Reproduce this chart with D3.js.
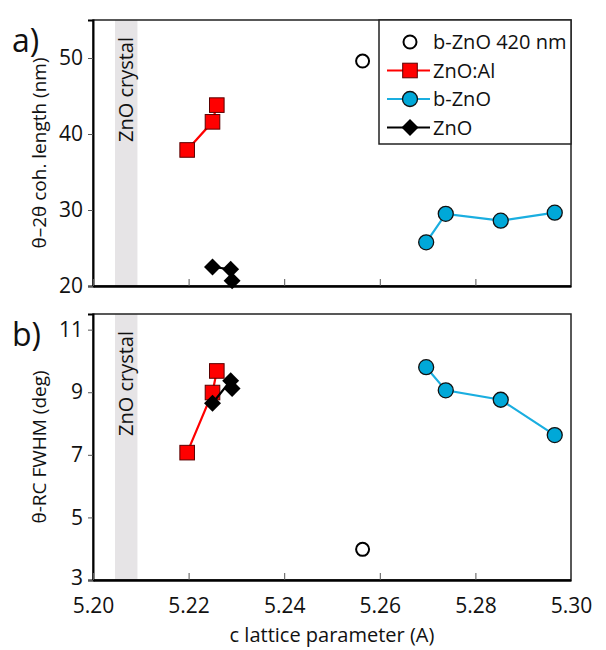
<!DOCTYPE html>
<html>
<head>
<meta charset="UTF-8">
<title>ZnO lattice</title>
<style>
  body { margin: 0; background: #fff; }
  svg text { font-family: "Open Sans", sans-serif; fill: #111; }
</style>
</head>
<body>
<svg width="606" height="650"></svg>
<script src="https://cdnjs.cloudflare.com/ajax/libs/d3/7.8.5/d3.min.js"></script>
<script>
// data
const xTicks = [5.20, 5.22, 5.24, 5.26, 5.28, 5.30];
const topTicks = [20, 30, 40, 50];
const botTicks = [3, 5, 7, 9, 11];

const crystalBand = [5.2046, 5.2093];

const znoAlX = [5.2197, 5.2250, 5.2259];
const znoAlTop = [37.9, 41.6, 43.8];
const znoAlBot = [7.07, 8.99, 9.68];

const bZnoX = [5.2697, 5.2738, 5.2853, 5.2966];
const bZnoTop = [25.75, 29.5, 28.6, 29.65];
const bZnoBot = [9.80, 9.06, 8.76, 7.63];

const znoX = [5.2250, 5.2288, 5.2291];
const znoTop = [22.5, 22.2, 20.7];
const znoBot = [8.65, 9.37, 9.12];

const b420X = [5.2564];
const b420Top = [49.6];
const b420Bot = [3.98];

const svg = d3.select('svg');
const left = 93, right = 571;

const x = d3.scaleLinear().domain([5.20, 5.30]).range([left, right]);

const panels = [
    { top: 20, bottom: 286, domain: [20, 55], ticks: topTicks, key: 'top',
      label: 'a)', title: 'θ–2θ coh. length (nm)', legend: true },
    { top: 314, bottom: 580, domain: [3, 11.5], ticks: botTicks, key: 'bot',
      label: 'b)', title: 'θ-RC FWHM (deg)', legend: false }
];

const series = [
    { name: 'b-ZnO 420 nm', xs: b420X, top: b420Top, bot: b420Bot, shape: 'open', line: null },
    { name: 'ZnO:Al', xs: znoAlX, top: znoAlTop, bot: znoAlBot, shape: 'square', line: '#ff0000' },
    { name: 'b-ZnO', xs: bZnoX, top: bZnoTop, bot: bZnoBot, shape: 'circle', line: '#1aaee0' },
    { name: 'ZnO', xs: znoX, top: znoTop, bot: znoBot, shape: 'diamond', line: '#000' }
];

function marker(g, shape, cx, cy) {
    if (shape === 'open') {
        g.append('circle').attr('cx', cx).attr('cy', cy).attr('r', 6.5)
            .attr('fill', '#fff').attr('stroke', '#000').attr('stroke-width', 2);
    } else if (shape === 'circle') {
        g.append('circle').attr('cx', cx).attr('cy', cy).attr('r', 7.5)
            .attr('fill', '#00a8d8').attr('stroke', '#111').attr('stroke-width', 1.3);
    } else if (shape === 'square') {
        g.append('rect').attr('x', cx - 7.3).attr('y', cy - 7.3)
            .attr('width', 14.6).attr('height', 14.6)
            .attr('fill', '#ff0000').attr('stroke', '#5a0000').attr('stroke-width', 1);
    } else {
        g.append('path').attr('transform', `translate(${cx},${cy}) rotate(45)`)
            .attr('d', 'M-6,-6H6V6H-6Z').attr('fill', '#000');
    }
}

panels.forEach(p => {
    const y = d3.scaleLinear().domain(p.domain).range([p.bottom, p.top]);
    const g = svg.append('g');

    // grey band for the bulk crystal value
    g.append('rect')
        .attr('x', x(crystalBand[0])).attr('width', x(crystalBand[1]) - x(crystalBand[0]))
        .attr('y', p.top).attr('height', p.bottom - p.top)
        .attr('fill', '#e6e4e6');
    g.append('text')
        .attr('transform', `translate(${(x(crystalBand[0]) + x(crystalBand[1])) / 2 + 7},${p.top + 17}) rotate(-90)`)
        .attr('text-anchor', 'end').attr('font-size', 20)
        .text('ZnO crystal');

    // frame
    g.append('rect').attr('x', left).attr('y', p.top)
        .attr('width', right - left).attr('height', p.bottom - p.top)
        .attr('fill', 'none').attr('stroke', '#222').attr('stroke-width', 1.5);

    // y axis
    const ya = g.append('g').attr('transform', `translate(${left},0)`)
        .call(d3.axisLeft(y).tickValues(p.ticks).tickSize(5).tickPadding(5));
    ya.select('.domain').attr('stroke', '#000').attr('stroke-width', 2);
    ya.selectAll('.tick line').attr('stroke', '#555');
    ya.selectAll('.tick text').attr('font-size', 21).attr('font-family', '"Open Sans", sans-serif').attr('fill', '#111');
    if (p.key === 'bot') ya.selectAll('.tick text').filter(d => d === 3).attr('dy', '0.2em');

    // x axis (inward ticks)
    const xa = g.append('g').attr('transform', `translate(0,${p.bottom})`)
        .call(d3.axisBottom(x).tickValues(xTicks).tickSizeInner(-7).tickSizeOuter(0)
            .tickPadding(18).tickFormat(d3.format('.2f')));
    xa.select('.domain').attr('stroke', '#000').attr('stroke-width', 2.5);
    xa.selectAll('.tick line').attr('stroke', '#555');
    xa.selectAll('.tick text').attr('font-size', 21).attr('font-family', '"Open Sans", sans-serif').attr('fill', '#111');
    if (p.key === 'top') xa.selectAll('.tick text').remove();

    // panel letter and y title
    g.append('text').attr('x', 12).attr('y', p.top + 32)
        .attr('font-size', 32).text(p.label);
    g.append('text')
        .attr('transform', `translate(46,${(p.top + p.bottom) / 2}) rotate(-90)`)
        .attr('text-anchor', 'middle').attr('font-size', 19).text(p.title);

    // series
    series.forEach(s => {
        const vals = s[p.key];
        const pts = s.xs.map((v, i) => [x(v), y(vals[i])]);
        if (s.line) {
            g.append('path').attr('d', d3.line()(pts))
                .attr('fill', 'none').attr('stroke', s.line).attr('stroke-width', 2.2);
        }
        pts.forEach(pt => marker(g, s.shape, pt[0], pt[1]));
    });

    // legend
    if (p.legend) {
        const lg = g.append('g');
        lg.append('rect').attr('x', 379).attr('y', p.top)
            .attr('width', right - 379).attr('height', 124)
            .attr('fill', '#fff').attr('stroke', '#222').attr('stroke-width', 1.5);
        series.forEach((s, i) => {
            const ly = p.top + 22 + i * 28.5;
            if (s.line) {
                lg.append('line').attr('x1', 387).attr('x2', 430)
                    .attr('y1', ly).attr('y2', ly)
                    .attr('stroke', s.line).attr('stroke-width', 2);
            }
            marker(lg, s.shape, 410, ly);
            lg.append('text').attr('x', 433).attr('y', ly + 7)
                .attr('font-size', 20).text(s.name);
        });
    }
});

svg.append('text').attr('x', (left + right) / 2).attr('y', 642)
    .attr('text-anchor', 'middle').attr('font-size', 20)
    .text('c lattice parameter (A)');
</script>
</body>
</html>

...

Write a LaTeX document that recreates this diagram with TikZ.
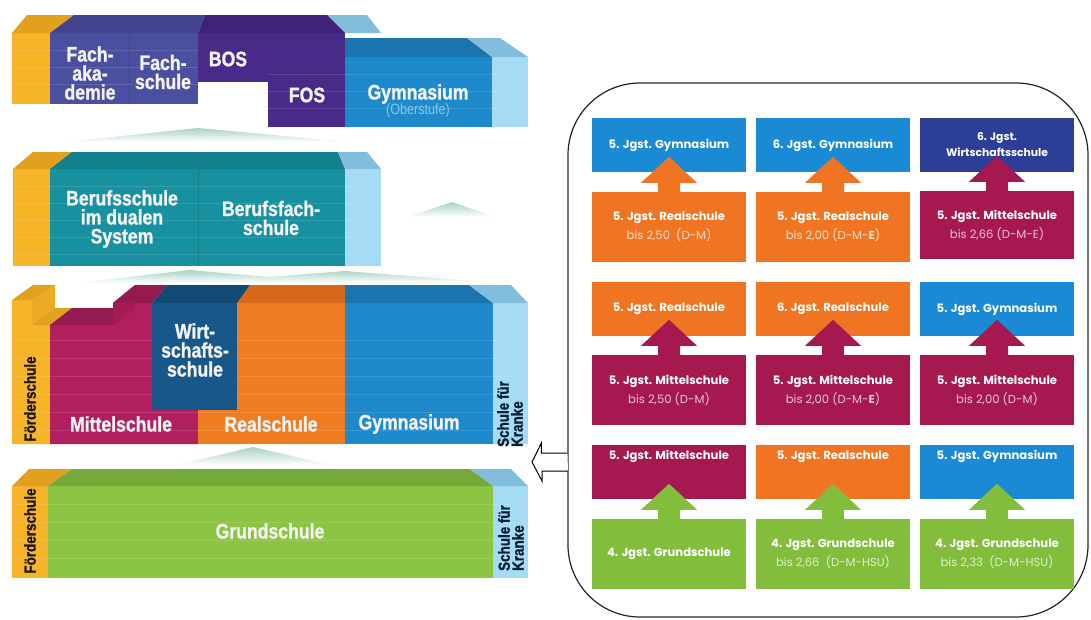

▶ [The task]: Skip the pictures and repeat, word for word, the lines from the one containing "Reproduce this chart with D3.js." to the one containing "const bZnoBot = [9.80, 9.06, 8.76, 7.63];", keeping both of those lines.

▶ [Complete answer]:
Reproduce this chart with D3.js.
<!DOCTYPE html>
<html>
<head>
<meta charset="UTF-8">
<title>ZnO lattice</title>
<style>
  body { margin: 0; background: #fff; }
  svg text { font-family: "Open Sans", sans-serif; fill: #111; }
</style>
</head>
<body>
<svg width="606" height="650"></svg>
<script src="https://cdnjs.cloudflare.com/ajax/libs/d3/7.8.5/d3.min.js"></script>
<script>
// data
const xTicks = [5.20, 5.22, 5.24, 5.26, 5.28, 5.30];
const topTicks = [20, 30, 40, 50];
const botTicks = [3, 5, 7, 9, 11];

const crystalBand = [5.2046, 5.2093];

const znoAlX = [5.2197, 5.2250, 5.2259];
const znoAlTop = [37.9, 41.6, 43.8];
const znoAlBot = [7.07, 8.99, 9.68];

const bZnoX = [5.2697, 5.2738, 5.2853, 5.2966];
const bZnoTop = [25.75, 29.5, 28.6, 29.65];
const bZnoBot = [9.80, 9.06, 8.76, 7.63];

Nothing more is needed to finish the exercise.